Scared of money? Impossible you might say. People love money, right? So how could they be scared of it? But I hear time and again how people like to carry credit cards rather than cash so they don’t have to worry about it being lost or stolen. I hear how people worry about identity theft and their financial information being stolen. I read about the fear of inflation eating away at savings or fear of a stock market collapse. There’s even a song by Notorious B.I.G entitled, “Mo Money, Mo Problems.” So obviously, money fear is an issue for some people.
So how could diversification help with combating such fears?
A nice combination of real and imaginary
Even though shares of stock might technically be “pieces of a company” this doesn’t necessarily translate to the shareholder directly as actually owning something physical. For example 1000 shares of a car company doesn’t necessarily mean you own an actual part of an assembly line, six vehicle engines, or a vehicle itself. Therefore, I consider things like stocks, bonds, ETFs, futures contracts, and non-physical commodities as more imaginary investments based purely on the faith that someone will compensate you monetarily for your shares rather than provide actual physical goods or services for those shares.
This might be best illustrated with commodities. Owning futures contracts or ounces of silver or gold through paper contracts doesn’t necessarily mean that someone is actually setting these precious metals aside in some vault somewhere. Meanwhile, if I go out and buy actual coins or bars and put them in a safe deposit box, I own actual precious metals.
Therefore, diversifying my investments between real (physical), and imaginary (promised) assets can make me feel better about my money and hedge against finding out down the road that the metals in my account were never there to begin with.
Winning a little a lot
Don’t you hate when the stock market is on the downturn and day after day you see your account balance fall? But what if at the same time you owned gold or real estate and these values were increasing? Or what if while gold and the housing market were trending down, the stock market was going up? Or what if your
US stock market holdings were down
while your Asian or European holdings were up?
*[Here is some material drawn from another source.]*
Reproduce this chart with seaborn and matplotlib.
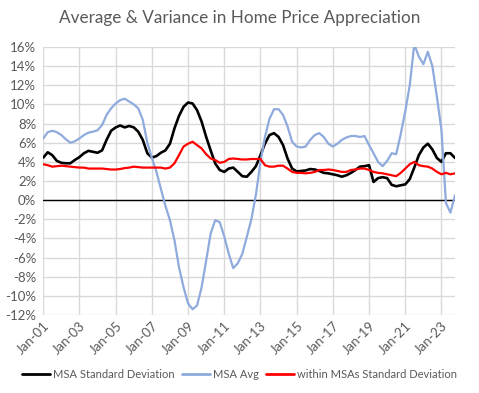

There are a variety of scenarios to play with, but my point is that when you’re well-diversified, you may see wins in different areas which could balance out or even exceed your losses. While they might not be as big of wins, they are wins nonetheless, and as I mentioned previously, they may help take some of the sting out of losses in other areas. Not only this though, they may help keep up your motivation to continue saving and investing, even when longer investment downturns take place.
The author is not a licensed financial professional. This article is for informational purposes only and does not constitute advice of any kind. Any action taken by the reader due to the information provided in this article is solely at the reader’s discretion.